- _Records from a collection_
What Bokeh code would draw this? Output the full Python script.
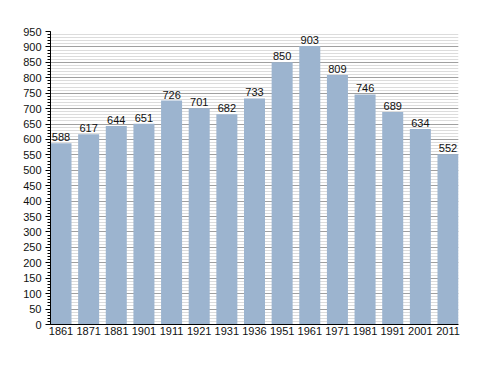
from bokeh.plotting import figure
from bokeh.models import ColumnDataSource, Range1d, FixedTicker, LabelSet
from bokeh.core.properties import value
from bokeh.embed import file_html
from bokeh.resources import INLINE

years = ["1861", "1871", "1881", "1901", "1911", "1921", "1931", "1936",
         "1951", "1961", "1971", "1981", "1991", "2001", "2011"]
population = [588, 617, 644, 651, 726, 701, 682, 733, 850, 903, 809, 746, 689, 634, 552]
y_ticks = list(range(0, 951, 50))

xs = list(range(len(years)))
src = ColumnDataSource(dict(x=xs, top=population, label=[str(v) for v in population]))

p = figure(width=472, height=357, output_backend="svg", toolbar_location=None,
           x_range=Range1d(-0.38, len(years) - 1 + 0.38), y_range=Range1d(0, 950),
           min_border_left=50, min_border_right=14, min_border_top=31, min_border_bottom=33)
p.outline_line_color = None
p.background_fill_color = "white"

p.vbar(x="x", top="top", width=0.76, bottom=0, source=src,
       fill_color="#9cb4cf", line_color=None)

labels = LabelSet(x="x", y="top", text="label", source=src, text_align="center",
                  text_baseline="bottom", y_offset=2, text_font=value("Liberation Sans"),
                  text_font_size=value("11px"), text_color="#111111")
p.add_layout(labels)

p.xgrid.grid_line_color = None
p.ygrid.ticker = FixedTicker(ticks=y_ticks, minor_ticks=list(range(0, 951, 10)))
p.ygrid.grid_line_color = "#a0a0a0"
p.ygrid.grid_line_width = 1
p.ygrid.minor_grid_line_color = "#dcdcdc"
p.ygrid.minor_grid_line_width = 1

p.yaxis.ticker = FixedTicker(ticks=y_ticks, minor_ticks=list(range(0, 951, 10)))
p.yaxis.axis_line_color = "black"
p.yaxis.major_tick_line_color = "black"
p.yaxis.minor_tick_line_color = "black"
p.yaxis.major_tick_out = 5
p.yaxis.major_tick_in = 0
p.yaxis.minor_tick_out = 3
p.yaxis.minor_tick_in = 0
p.yaxis.major_label_text_font = "Liberation Sans"
p.yaxis.major_label_text_font_size = "11px"
p.yaxis.major_label_text_color = "#111111"
p.yaxis.major_label_standoff = 4

p.xaxis.ticker = FixedTicker(ticks=xs)
p.xaxis.major_label_overrides = {i: y for i, y in enumerate(years)}
p.xaxis.axis_line_color = "black"
p.xaxis.axis_line_width = 1
p.xaxis.major_tick_line_color = None
p.xaxis.minor_tick_line_color = None
p.xaxis.major_tick_out = 0
p.xaxis.major_tick_in = 0
p.xaxis.major_label_text_font = "Liberation Sans"
p.xaxis.major_label_text_font_size = "11px"
p.xaxis.major_label_text_color = "#111111"
p.xaxis.major_label_standoff = 2

open("out.html", "w").write(file_html(p, INLINE))
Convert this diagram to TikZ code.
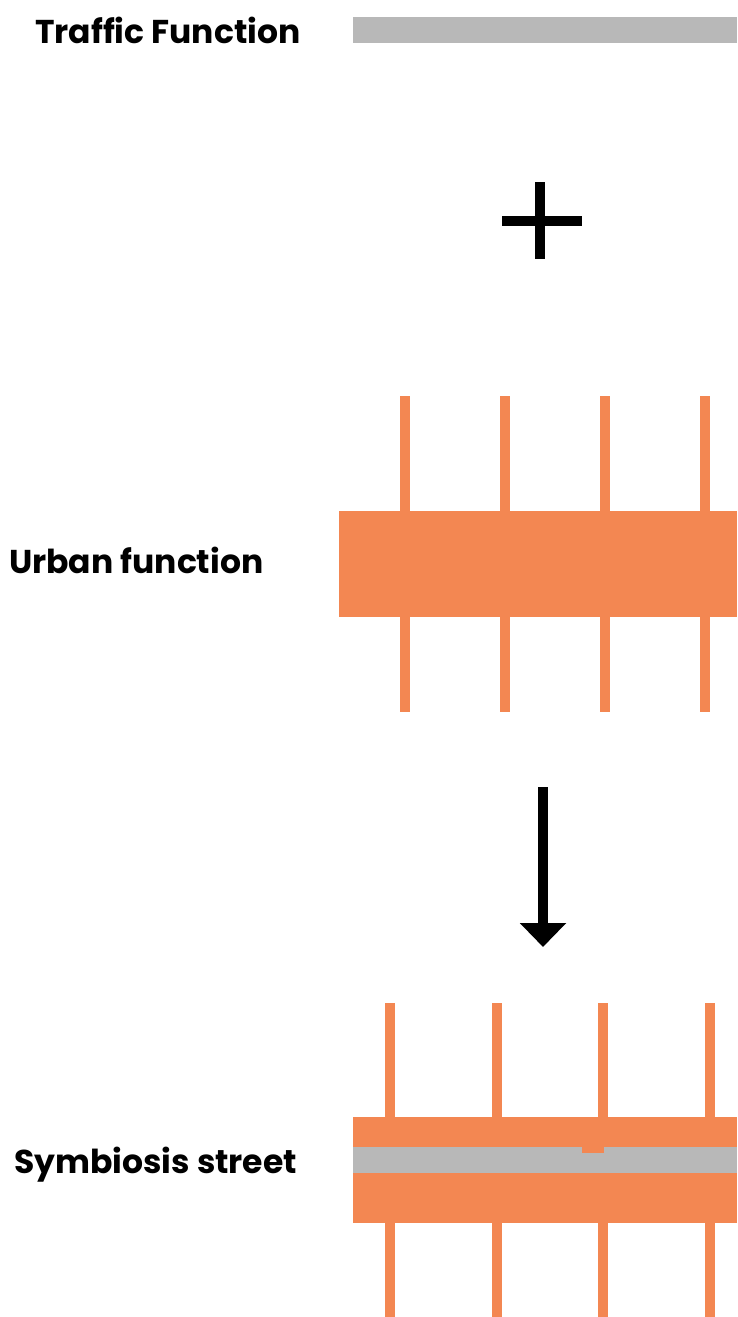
\documentclass[tikz,border=0pt]{standalone}
\usepackage{fontspec}
\newfontfamily\labelfont{Poppins}
\usepackage{tikz}
\usetikzlibrary{arrows.meta}
\definecolor{urbanorange}{HTML}{F38752}
\definecolor{trafficgray}{HTML}{B8B8B8}
\tikzset{
  fnlabel/.style={anchor=base west, inner sep=0pt, font=\labelfont\bfseries\fontsize{33}{33}\selectfont},
  crossing/.style={urbanorange, line width=10pt},
  thickline/.style={black, line width=10pt}
}

\begin{document}
\begin{tikzpicture}[x=1pt, y=-1pt]
    \useasboundingbox (0, 0) rectangle (737, 1317);

    % Labels
    \node[fnlabel](T) at (35, 43) {Traffic Function};
    \node[fnlabel](U) at (9, 573) {Urban function};
    \node[fnlabel](S) at (14, 1173) {Symbiosis street};

    % Traffic function
    \fill[trafficgray] (353, 17) rectangle (737, 43);

    % Plus
    \draw[thickline] (502, 221) -- (582, 221);
    \draw[thickline] (540, 182) -- (540, 259);

    % Urban function
    \foreach \x in {405, 505, 605, 705}
        \draw[crossing] (\x, 396) -- (\x, 712);
    \fill[urbanorange] (339, 511) rectangle (737, 617);

    % Arrow
    \coordinate(A1) at (543, 787);
    \coordinate(A2) at (543, 947);
    \draw[thickline, -{Triangle[width=45pt, length=24pt]}] (A1) -- (A2);

    % Symbiosis street
    \foreach \x in {389.5, 496.5, 603, 709.5}
        \draw[crossing] (\x, 1003) -- (\x, 1317);
    \fill[urbanorange] (353, 1117) rectangle (737, 1223);
    \fill[trafficgray] (353, 1147) rectangle (737, 1173);
    \fill[urbanorange] (582, 1147) rectangle (604, 1153);
\end{tikzpicture}
\end{document}
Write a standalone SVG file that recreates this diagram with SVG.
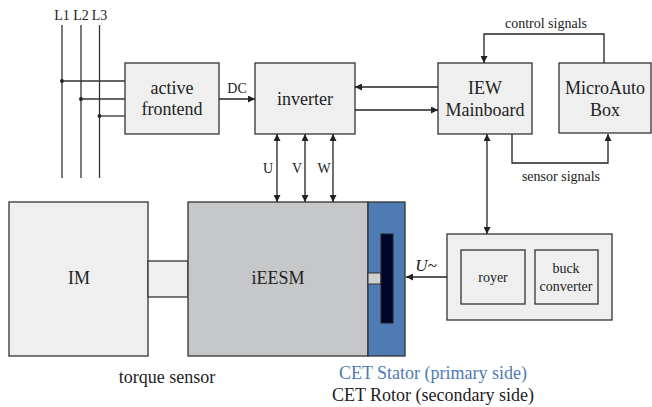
<svg xmlns="http://www.w3.org/2000/svg" width="652" height="407" viewBox="0 0 652 407" font-family="'Liberation Serif', serif">
<defs>
<marker id="ah" viewBox="0 0 10 10" refX="10" refY="5" markerWidth="8" markerHeight="7" markerUnits="userSpaceOnUse" orient="auto-start-reverse">
<path d="M0,0 L10,5 L0,10 z" fill="#222"/>
</marker>
<style>
text{font-family:'Liberation Serif',serif;fill:#222;}
.box{fill:#efefef;stroke:#333;stroke-width:1.3;}
.ln{fill:none;stroke:#333;stroke-width:1.3;}
.arr{fill:none;stroke:#222;stroke-width:1.3;marker-end:url(#ah);}
.darr{fill:none;stroke:#222;stroke-width:1.3;marker-end:url(#ah);marker-start:url(#ah);}
.big{font-size:18px;text-anchor:middle;}
.sm{font-size:14px;text-anchor:middle;}
</style>
</defs>
<rect width="652" height="407" fill="#fff"/>

<g id="grid-lines">
<line class="ln" x1="62" y1="25" x2="62" y2="178"/>
<line class="ln" x1="81" y1="25" x2="81" y2="178"/>
<line class="ln" x1="99.5" y1="25" x2="99.5" y2="178"/>
<text class="sm" x="62" y="20">L1</text>
<text class="sm" x="81" y="20">L2</text>
<text class="sm" x="99.5" y="20">L3</text>
<circle cx="62" cy="81" r="2" fill="#222"/>
<circle cx="81" cy="99" r="2" fill="#222"/>
<circle cx="99.5" cy="116" r="2" fill="#222"/>
</g>

<g id="active-frontend">
<rect class="box" x="125" y="63" width="94" height="71"/>
<text class="big" x="172" y="94">active</text>
<text class="big" x="172" y="115">frontend</text>
</g>

<g id="inverter">
<rect class="box" x="255" y="63" width="100" height="71"/>
<text class="big" x="305" y="105">inverter</text>
</g>

<g id="iew-mainboard">
<rect class="box" x="438" y="63" width="94" height="71"/>
<text class="big" x="485" y="94">IEW</text>
<text class="big" x="485" y="116">Mainboard</text>
</g>

<g id="microautobox">
<rect class="box" x="559" y="63" width="92" height="70"/>
<text class="big" x="605" y="94">MicroAuto</text>
<text class="big" x="605" y="116">Box</text>
</g>

<g id="im">
<rect class="box" x="9" y="202" width="139" height="154"/>
<text class="big" x="79" y="284">IM</text>
</g>

<g id="torque-sensor">
<rect class="box" x="148" y="261" width="40" height="36"/>
<text class="big" x="167" y="383">torque sensor</text>
</g>

<g id="ieesm">
<rect x="188" y="202" width="180" height="154" fill="#c6c7c9" stroke="#333" stroke-width="1.3"/>
<text class="big" x="278" y="284">iEESM</text>
</g>

<g id="cet">
<rect x="368" y="202" width="37" height="154" fill="#4f7bb4" stroke="#333" stroke-width="1.3"/>
<rect x="368" y="273" width="13" height="11" fill="#d0d0d0" stroke="#333" stroke-width="1"/>
<rect x="381" y="234" width="12" height="89" fill="#00052a" stroke="#222" stroke-width="1"/>
<text x="433" y="379" font-size="18" text-anchor="middle" style="fill:#4f7bb4">CET Stator (primary side)</text>
<text x="433" y="401" font-size="18" text-anchor="middle">CET Rotor (secondary side)</text>
</g>

<g id="power-supply">
<rect class="box" x="447" y="234" width="165" height="86"/>
<rect class="box" x="461" y="250" width="64" height="54"/>
<text class="sm" x="493" y="282">royer</text>
<rect class="box" x="535" y="250" width="63" height="54"/>
<text class="sm" x="566" y="273">buck</text>
<text class="sm" x="566" y="291">converter</text>
</g>

<g id="connectors">
<line class="ln" x1="62" y1="81" x2="125" y2="81"/>
<line class="ln" x1="81" y1="99" x2="125" y2="99"/>
<line class="ln" x1="99.5" y1="116" x2="125" y2="116"/>
<line class="arr" x1="219" y1="99" x2="255" y2="99"/>
<text class="sm" x="237" y="93">DC</text>
<line class="arr" x1="438" y1="87" x2="355" y2="87"/>
<line class="arr" x1="355" y1="110" x2="438" y2="110"/>
<line class="darr" x1="277" y1="134" x2="277" y2="202"/>
<line class="darr" x1="305" y1="134" x2="305" y2="202"/>
<line class="darr" x1="333" y1="134" x2="333" y2="202"/>
<text class="sm" x="268" y="173">U</text>
<text class="sm" x="297" y="173">V</text>
<text class="sm" x="324" y="173">W</text>
<polyline class="arr" points="604,63 604,34 484,34 484,63"/>
<text class="sm" x="546" y="28">control signals</text>
<polyline class="arr" points="512,134 512,163 608,163 608,134"/>
<text class="sm" x="561" y="181">sensor signals</text>
<line class="darr" x1="487" y1="134" x2="487" y2="234"/>
<line class="arr" x1="447" y1="277" x2="406" y2="277"/>
<text x="426" y="271" font-size="17" font-style="italic" text-anchor="middle">U~</text>
</g>
</svg>
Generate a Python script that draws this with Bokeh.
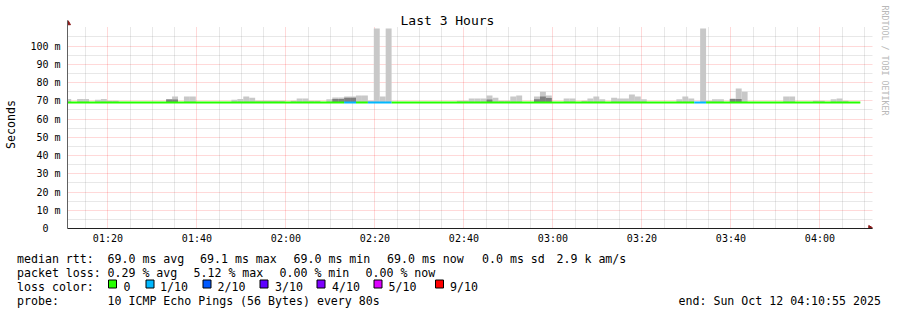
import math
from bokeh.plotting import figure
from bokeh.models import FixedTicker, Title
from bokeh.layouts import column
from bokeh.core.properties import value
from bokeh.embed import file_html
from bokeh.resources import INLINE

FONT = "DejaVu Sans Mono"

# ---------------- data ----------------
window_start = "01:10:55"
window_end = "04:10:55"
first_step = "01:10:25"
step_seconds = 80
n_steps = 134

# median rtt runs (step index ranges) and their loss count (out of 10)
run_first = [0, 47, 49, 51, 55, 106, 108]
run_last = [46, 48, 50, 54, 105, 107, 133]
run_median = [69.0, 69.0, 69.0, 69.0, 69.0, 69.0, 69.0]
run_loss = [0, 1, 0, 1, 0, 1, 0]

# smoke (highest ping) per step, ms
smoke_step = [0, 2, 3, 5, 6, 7, 8, 17, 18, 20, 21, 28, 29, 30, 31, 32, 33, 34, 35, 36,
              38, 39, 40, 41, 42, 44, 45, 46, 47, 48, 49, 50, 51, 52, 53, 54,
              66, 67, 68, 69, 70, 71, 72, 73, 74, 75, 76, 79, 80, 81, 84, 85,
              87, 88, 89, 90, 92, 93, 94, 95, 96, 97, 103, 104, 105, 107, 108,
              109, 110, 112, 113, 114, 121, 122, 126, 127, 129, 130, 131]
smoke_top = [71.0, 71.0, 71.0, 70.5, 71.0, 70.0, 70.0, 71.0, 72.3, 72.3, 72.3, 70.5, 71.0, 72.3, 71.7, 70.0, 70.0, 70.0, 70.0, 70.0,
             70.0, 71.2, 71.2, 70.0, 70.0, 70.8, 71.8, 71.8, 72.3, 72.3, 72.9, 72.9, 70.0, 109.6, 72.3, 109.6,
             70.0, 70.0, 71.2, 71.2, 71.2, 72.9, 71.7, 70.0, 70.0, 72.3, 72.9, 72.3, 75.0, 72.9, 71.2, 71.2,
             70.0, 71.2, 72.3, 70.8, 71.7, 71.2, 71.2, 73.4, 72.3, 70.8, 70.8, 72.3, 71.2, 109.6, 70.0,
             70.8, 70.8, 71.2, 76.7, 75.0, 72.3, 72.3, 70.0, 70.0, 70.8, 71.2, 70.0]
# inner (denser) smoke band per step, ms
inner_step = [17, 18, 45, 46, 47, 48, 71, 79, 80, 81, 112, 113]
inner_top = [70.7, 70.7, 71.0, 71.0, 71.6, 71.6, 70.7, 70.8, 72.3, 71.5, 71.0, 71.0]

loss_labels = ["0", "1/10", "2/10", "3/10", "4/10", "5/10", "9/10"]
loss_counts = [0, 1, 2, 3, 4, 5, 9]
loss_colors = ["#26ff00", "#00b8ff", "#0059ff", "#5e00ff", "#7e00ff", "#dd00ff", "#ff0000"]

x_tick_labels = ["01:20", "01:40", "02:00", "02:20", "02:40", "03:00", "03:20", "03:40", "04:00"]
y_tick_values = [0, 10, 20, 30, 40, 50, 60, 70, 80, 90, 100]
y_tick_labels = ["0\u00a0\u00a0", "10 m", "20 m", "30 m", "40 m", "50 m", "60 m", "70 m", "80 m", "90 m", "100 m"]

stats_rtt = ["median rtt:", "69.0 ms avg", "69.1 ms max", "69.0 ms min", "69.0 ms now", "0.0 ms sd", "2.9 k am/s"]
stats_loss = ["packet loss:", "0.29 % avg", "5.12 % max", "0.00 % min", "0.00 % now"]
probe_text = ["probe:", "10 ICMP Echo Pings (56 Bytes) every 80s"]
end_text = "end: Sun Oct 12 04:10:55 2025"
title_text = "Last 3 Hours"
watermark = "RRDTOOL / TOBI OETIKER"


def minutes(s):
    h, m, sec = (int(v) for v in s.split(":"))
    return h * 60 + m + sec / 60.0


t0 = minutes(first_step)
step_min = step_seconds / 60.0


def step_x0(k):
    return t0 + k * step_min


# ---------------- geometry ----------------
W = 897
CH = 248          # chart figure height
LH = 310 - CH     # legend figure height
L, R, T, B = 67, 25, 20, 20
frame_w = W - L - R
frame_h = CH - T - B
x0, x1 = minutes(window_start), minutes(window_end)
xpx = (x1 - x0) / 801.0             # minutes per pixel
x_end = x0 + frame_w * xpx
px_per_ms = 1.825
y_end = frame_h / px_per_ms
axis_y = CH - B                      # canvas y of the x axis


def ms_at(Y):
    return (axis_y - Y) / px_per_ms


p = figure(width=W, height=CH, x_range=(x0, x_end), y_range=(0, y_end),
           output_backend="svg", toolbar_location=None,
           min_border_left=L, min_border_right=R, min_border_top=T, min_border_bottom=B)
p.outline_line_color = None
p.background_fill_color = "white"
p.border_fill_color = "white"

# ticks & grid
x_major = [minutes(s + ":00") for s in x_tick_labels]
x_minor = [m for m in range(75, 251, 5) if m % 20 != 0]
xt = FixedTicker(ticks=x_major, minor_ticks=x_minor)
y_minor = [v + 5 for v in y_tick_values]
yt = FixedTicker(ticks=y_tick_values, minor_ticks=y_minor)

p.xaxis.ticker = xt
p.yaxis.ticker = yt
p.xaxis.major_label_overrides = {v: s for v, s in zip(x_major, x_tick_labels)}
p.yaxis.major_label_overrides = {v: s for v, s in zip(y_tick_values, y_tick_labels)}

for ax in (p.xaxis, p.yaxis):
    ax.major_tick_out = 0
    ax.major_tick_in = 0
    ax.minor_tick_out = 0
    ax.minor_tick_in = 0
    ax.major_label_text_font = FONT
    ax.major_label_text_font_size = "10px"
    ax.major_label_text_color = "black"
p.xaxis.axis_line_color = "#202020"
p.yaxis.axis_line_color = "#606060"
p.xaxis.major_label_standoff = 4
p.yaxis.major_label_standoff = 7
p.yaxis.axis_label = "Seconds"
p.yaxis.axis_label_text_font = FONT
p.yaxis.axis_label_text_font_size = "11.6px"
p.yaxis.axis_label_text_font_style = "normal"
p.yaxis.axis_label_text_color = "black"
p.yaxis.axis_label_standoff = 9

p.xgrid.ticker = xt
p.ygrid.ticker = yt
for g in (p.xgrid, p.ygrid):
    g.grid_line_color = "#ff0000"
    g.grid_line_alpha = 0.3
    g.grid_line_dash = "1 1"
    g.minor_grid_line_color = "#8c8c8c"
    g.minor_grid_line_alpha = 0.4
    g.minor_grid_line_dash = "1 1"

# keep the grid below the arrow zone clear (grid starts just above 110 ms)
p.quad(left=[x0], right=[x_end], bottom=[ms_at(26.5)], top=[y_end], fill_color="white", line_color=None)

# per-step median
step_median = [0.0] * n_steps
for a, b, med in zip(run_first, run_last, run_median):
    for k in range(a, b + 1):
        step_median[k] = med

# smoke
p.quad(left=[step_x0(k) for k in smoke_step], right=[step_x0(k + 1) for k in smoke_step],
       bottom=[step_median[k] for k in smoke_step], top=smoke_top,
       fill_color="#c8c8c8", line_color=None)
p.quad(left=[step_x0(k) for k in inner_step], right=[step_x0(k + 1) for k in inner_step],
       bottom=[step_median[k] for k in inner_step], top=inner_top,
       fill_color="#808080", line_color=None)

# median line coloured by loss
p.segment(x0=[step_x0(a) for a in run_first], x1=[step_x0(b + 1) for b in run_last],
          y0=run_median, y1=run_median,
          line_color=[loss_colors[loss_counts.index(l)] for l in run_loss], line_width=2)

# axis arrow heads
p.scatter(x=[x0], y=[ms_at(22.5)], marker="triangle", size=6, fill_color="#8b1a1a", line_color="#8b1a1a")
p.scatter(x=[x1 + 2 * xpx], y=[0], marker="triangle", angle=-math.pi / 2, size=6,
          fill_color="#8b1a1a", line_color="#8b1a1a")

# title and watermark
p.title.text = title_text
p.title.align = "left"
p.title.offset = 333
p.title.vertical_align = "bottom"
p.title.standoff = -14
p.title.text_font = FONT
p.title.text_font_size = "13px"
p.title.text_font_style = "normal"
p.title.text_color = "black"

p.add_layout(Title(text=watermark, align="left", offset=-15, vertical_align="top", standoff=11,
                   text_font=FONT, text_font_size="8.3px", text_font_style="normal",
                   text_color="#b8b8b8"), "right")

# ---------------- legend area ----------------
q = figure(width=W, height=LH, x_range=(0, W), y_range=(310, CH),
           output_backend="svg", toolbar_location=None,
           x_axis_location=None, y_axis_location=None,
           min_border_left=0, min_border_right=0, min_border_top=0, min_border_bottom=0)
q.outline_line_color = None
q.grid.visible = False
q.background_fill_color = "white"
q.border_fill_color = "white"

# do not align the legend strip's frame with the chart's frame
for fig in (p, q):
    try:
        fig.frame_align = False
    except Exception:
        pass

tx, ty, tt = [], [], []
rtt_x = [16.5, 107, 199.5, 293, 386.5, 481.5, 556]
for s, X in zip(stats_rtt, rtt_x):
    tx.append(X); ty.append(258); tt.append(s)
loss_x = [16.5, 107, 193, 279, 365]
for s, X in zip(stats_loss, loss_x):
    tx.append(X); ty.append(272); tt.append(s)
tx.append(16.5); ty.append(286); tt.append("loss color:")
box_x = [108, 145.5, 202.5, 259.5, 316.5, 373.5, 435]
text_x = [123, 159.5, 217, 274.5, 331.5, 388, 449.5]
for s, X in zip(loss_labels, text_x):
    tx.append(X); ty.append(286); tt.append(s)
tx += [16.5, 107, 678]
ty += [300, 300, 300]
tt += [probe_text[0], probe_text[1], end_text]

q.text(x=tx, y=ty, text=tt, text_font=value(FONT), text_font_size="11.6px",
       text_align="left", text_baseline="alphabetic", text_color="black")
q.quad(left=box_x, right=[b + 8 for b in box_x], top=[279.5] * len(box_x), bottom=[287.5] * len(box_x),
       fill_color=loss_colors, line_color="black", line_width=1)

layout = column(p, q, spacing=0)
open("out.html", "w").write(file_html(layout, INLINE))
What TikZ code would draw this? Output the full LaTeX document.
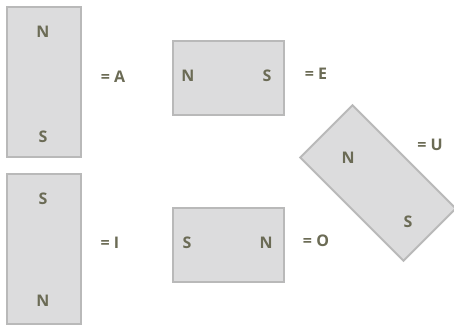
\documentclass[tikz,border=0pt]{standalone}
\usepackage{fontspec}
\setmainfont{Open Sans}
\definecolor{magfill}{HTML}{DCDCDD}
\definecolor{magline}{HTML}{B9B9B9}
\definecolor{txt}{HTML}{6B6B55}
\begin{document}
\begin{tikzpicture}[x=1pt,y=-1pt,
  magnet/.style={draw=magline,line width=2pt,fill=magfill,minimum width=74pt,minimum height=150pt,inner sep=0pt},
  magh/.style={draw=magline,line width=2pt,fill=magfill,minimum width=111pt,minimum height=74pt,inner sep=0pt},
  pole/.style={text=txt,font=\fontsize{16}{19}\selectfont\bfseries,inner sep=0pt},
  lbl/.style={text=txt,font=\fontsize{16}{19}\selectfont\bfseries,inner sep=0pt}]
\useasboundingbox (0,0) rectangle (454,325);
% A
\node[magnet] (mA) at (44,82) {};
\node[pole] (mAn) at (43,32) {N};
\node[pole] (mAs) at (43,137) {S};
\node[lbl] (lA) at (113,77) {= A};
% E
\node[magh] (mE) at (228,78) {};
\node[pole] (mEn) at (188,76) {N};
\node[pole] (mEs) at (267,76) {S};
\node[lbl] (lE) at (316,74) {= E};
% I
\node[magnet] (mI) at (44,248.5) {};
\node[pole] (mIs) at (43,199) {S};
\node[pole] (mIn) at (43,301) {N};
\node[lbl] (lI) at (110,243) {= I};
% O
\node[magh] (mO) at (228.5,245) {};
\node[pole] (mOs) at (187,243) {S};
\node[pole] (mOn) at (266,243) {N};
\node[lbl] (lO) at (316,241) {= O};
% U
\node[magnet,minimum height=146pt,rotate=45] (mU) at (378,183) {};
\node[pole] (mUn) at (348,158) {N};
\node[pole] (mUs) at (408,222) {S};
\node[lbl] (lU) at (430,145) {= U};
\end{tikzpicture}
\end{document}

- _Direction_
Report each line in the data that holds the word "diagram".

- _Full answer_
Convert this diagram to TikZ code.
Write a standalone SVG file that recreates this diagram with SVG.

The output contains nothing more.